After hearing the evidence on both sides, the court made the following relevant findings of fact and conclusions of law:
- Appellee paid appellant full and adequate consideration for the real property described in a quitclaim deed dated March 31, 1993, from Evangelina Munoz to Benito Solis. . . ;
2. There is no money due from appellee to appellant for the purchase of the real property described in the March, 1993, quitclaim deed;
- The quitclaim deed from appellee to appellant, dated June 1, 1993, . . . was executed by appellee;
4. There was no consideration for the June 1993 quitclaim deed;
5. The June, 1993, quitclaim deed is void and of no force or effect;
- There is no money due from appellee to appellant as a result of any loan by appellant to appellee secured by the real property described in the June, 1993, quitclaim deed.
Lack of Consideration
In appellant's first point of error, she asserts the trial court erred by holding the June quitclaim deed void for lack of consideration because appellee never pled lack of consideration as an affirmative defense, and the evidence is insufficient to support the trial court's finding of lack of consideration.
A defendant who attempts to rely on an affirmative defense must specifically plead that defense. Tex. R. Civ. P. 94. As appellant points out, lack of consideration is an affirmative defense that must be pled. Tex. R. Civ. P. 94; see Schindler v. Marr & Associates, 695 S.W.2d 699, 705 (Tex. App.--Houston [1st Dist.] 1985, writ ref'd n.r.e.).
However, "when issues not raised by the pleadings are tried by express or implied consent of the parties, they shall be treated in all respects as if they had been raised in the pleadings." Tex. R. Civ. P. 67; see Sage Street Assoc. v. Northdale Const. Co., 863 S.W.2d 438, 445 (Tex. 1993) (holding affirmative defense of ambiguity was tried by consent because party failed to object). Trial by consent is intended to cover the exceptional case where it clearly appears from the record as a whole that the parties tried the unpled issue. RE/MAX, Inc. v. Katar Corp., 961 S.W.2d 324, 328 (Tex. App.--Houston [1st Dist.] 1997, pet. denied); Stephanz v. Laird, 846 S.W.2d 895, 901 (Tex. App.--Houston [1st Dist.] 1993, writ denied). To determine whether the issue was tried by consent, we must examine the record not for evidence of the issue, but rather for evidence of trial of the issue. Katar Corp., 961 S.W.2d at 328.
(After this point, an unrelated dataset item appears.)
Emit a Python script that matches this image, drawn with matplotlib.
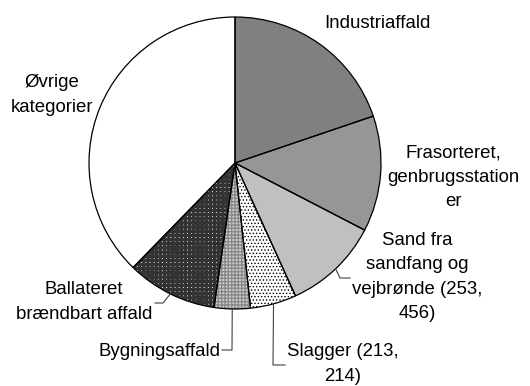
import numpy as np
import matplotlib
matplotlib.use("Agg")
import matplotlib.pyplot as plt

plt.rcParams['font.family'] = ['Liberation Sans', 'DejaVu Sans']

# waste categories, clockwise from 12 o'clock (share of total, %)
categories = ['Industriaffald',
              'Frasorteret,\ngenbrugsstation\ner',
              'Sand fra\nsandfang og\nvejbrønde (253,\n456)',
              'Slagger (213,\n214)',
              'Bygningsaffald',
              'Ballateret\nbrændbart affald',
              'Øvrige\nkategorier']
shares = [19.8, 12.8, 10.6, 5.1, 4.0, 10.0, 37.7]

# fill style per slice: facecolor, hatch, hatch colour, hatch width
fills = [('#808080', '', 'k', 0.8),
         ('#969696', '', 'k', 0.8),
         ('#c0c0c0', '', 'k', 0.8),
         ('#ffffff', '.....', '#000000', 0.6),
         ('#d0d0d0', '+++++', '#888888', 1.0),
         ('#ffffff', '++++', '#333333', 2.3),
         ('#ffffff', '', 'k', 0.8)]

W, H = 530, 386
cx, cy, R = 235, H - 163, 146

fig = plt.figure(figsize=(W / 100, H / 100), dpi=100)
ax = fig.add_axes([0, 0, 1, 1])

# filled / hatched wedges
wedges, _ = ax.pie(shares, startangle=90, counterclock=False,
                   center=(cx, cy), radius=R,
                   wedgeprops=dict(linewidth=0))
for w, (fc, hatch, hc, hlw) in zip(wedges, fills):
    w.set_facecolor(fc)
    w.set_edgecolor(hc)
    w.set_hatch(hatch)
    if hasattr(w, 'set_hatch_linewidth'):
        w.set_hatch_linewidth(hlw)

# black outlines on top
ax.pie(shares, startangle=90, counterclock=False, center=(cx, cy), radius=R,
       wedgeprops=dict(facecolor='none', edgecolor='black', linewidth=0.9))

ax.set_xlim(0, W)
ax.set_ylim(0, H)
ax.set_aspect('auto')
ax.axis('off')

# mid angle of each wedge (degrees, standard orientation)
bounds = 90 - 360 * np.concatenate([[0], np.cumsum(shares)]) / sum(shares)
mids = (bounds[:-1] + bounds[1:]) / 2

# label centre positions (pixels from top-left)
label_pos = [(377, 23), (453, 177), (417, 277), (343, 364),
             (160, 352), (84, 302), (52, 95)]
fs = 13.4
for i, (txt, (x, y)) in enumerate(zip(categories, label_pos)):
    ha = 'center'
    if i == 4:
        ha = 'right'
        x = 221
    ax.text(x, H - y, txt, ha=ha, va='center', fontsize=fs,
            linespacing=1.55, color='black')

# leader lines: wedge edge -> elbow -> label
leaders = {2: [(340, 278), (350, 278)],
           3: [(273, 365), (285, 365)],
           4: [(232, 350), (222, 350)],
           5: [(163, 303), (155, 303)]}
for i, pts in leaders.items():
    a = np.deg2rad(mids[i])
    x0, y0 = cx + R * np.cos(a), cy + R * np.sin(a)
    xs = [x0] + [p[0] for p in pts]
    ys = [y0] + [H - p[1] for p in pts]
    ax.plot(xs, ys, color='#404040', linewidth=0.8)

fig.savefig('out.png', dpi=100)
In this case, lack of consideration was a hotly contested issue throughout the bench trial. Both sides introduced conflicting evidence regarding the issue of lack of consideration. During appellant's case-in-chief, she testified that she loaned appellee money in exchange for the June quitclaim deed. However, appellee testified on a number of occasions that he never received any money from appellant, and appellant did not object to the testimony on the basis of lack of pleadings. We conclude that the issue of lack of consideration was tried by consent.
In a bench trial, the trial judge, as finder of fact, is the sole judge of the credibility of the witnesses. Southwestern Bell Media, Inc. v. Lyles, 825 S.W.2d 488, 493 (Tex. App.--Houston [1st Dist.] 1992, writ denied). The judge may take into consideration all the facts and surrounding circumstances in connection with the testimony of each witness and accept or reject any or all of that testimony. Id. Here, the trial judge heard the testimony of both appellant and appellee, and chose to believe appellee.